Trump hits the waive of a crest

WHEN he arrived in Scotland promising to invest millions and create the greatest golf course in the world, Donald Trump might have expected a warm welcome. He was wrong.

Firstly his application fell foul of environmental campaigners, belligerent locals and the planning system. Now it has emerged that the American tycoon has been carpeted for violating ancient laws relating to heraldry.

Trump has been adorning promotional material for his proposed resort at Menie Estate, Aberdeenshire, with a coat of arms which bears his name.

But the design has not been registered with the Court of the Lord Lyon – as required by a 1672 law – and now the Trump Organisation has been ordered to remove it and withdraw any products that bear the insignia.

The decision, delivered to the company in a letter from the court's procurator-fiscal, George Way, means goods already produced, such as jackets and baseball caps, are now outlawed.

But last night, Trump's right-hand man, George Sorial, insisted he had "great respect" for the history of the coat of arms and would work through the legal process – even though he expected it to take up to a year.

Mr Sorial said: "This is something we were made aware of several weeks ago by the court of the Lord Lyon. He informed us what the process was and we are now working to create and register a coat of arms.

"This is something we have great respect for – the history of the coat of arms – and we are willing to go through this."

He also rejected the suggestion that the billionaire might feel persecuted by the Scottish authorities, with the heraldry decision coming on the back of Aberdeenshire Council knocking back his resort proposals. The plans were controversially called in by the Scottish Government and now a Holyrood committee is examining the legitimacy of the process.

"I haven't viewed the process we've gone through as a problem at all," said Mr Sorial. "This is a very complicated application. There are a lot of issues that need to be dealt with properly and, as we have said over and over again, we are willing to go through it."

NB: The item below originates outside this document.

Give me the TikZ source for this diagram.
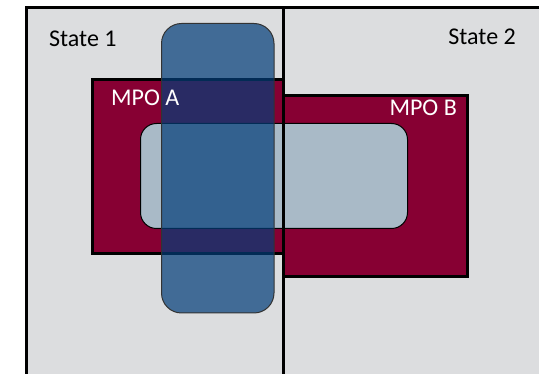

Last night, Romilly Squire, chairman of the Scottish Heraldic Society, said the coat of arms, in silver and gold, broke a number of heraldic conventions. He said it looked like it had been put together purely for aesthetics, rather than reflecting anything about the bearer.

Mr Sorial said the insignia was something Trump had had "for quite some time" and it had been properly registered with the US patent and trademark office. He added: "I believe it's the Trump family crest. I don't know if it has anything to do with his mother's clan. I don't think so.

"It is my understanding we can't use it and we have removed it from our website, our envelopes, our letterheads."

He said the financial burden would be "insignificant".

Mr Way said the court was awaiting a detailed response from the Trump Organisation.

EXPERTS CLAIM RULE-BREAKING DESIGN 'IS THE WORK OF AN AMATEUR'

ACCORDING to leading heraldry experts, Donald Trump's coat of arms violates some of the most important conventions in the discipline.

Romilly Squire, of the Scottish Heraldic Society, said the colour scheme was one of the biggest problems.

The gold and silver breaks a key convention of heraldry – that there should not be any metal on metal. The rule comes from when coats of arms were worn by warriors and is to make them distinctive from a distance.

Mr Squire said the use of the name Trump was wrong as a motto should be there instead.

If the coat of arms were Scottish, the motto should sit above the spear.

Meanwhile, Richard Baker, of heraldry organisation Achievements, said the inclusion of the Trump name was "totally wrong" as the coat of arms itself should denote the name.

Historically, the designs were used as seals on letters, which meant the peasants who were unable to read could see who they were from.

The crest also draws on some very basic traditional symbols of heraldry – lions and chevrons. However, both experts suggested the piece was designed by an amateur who thought it was what a coat of arms should look like.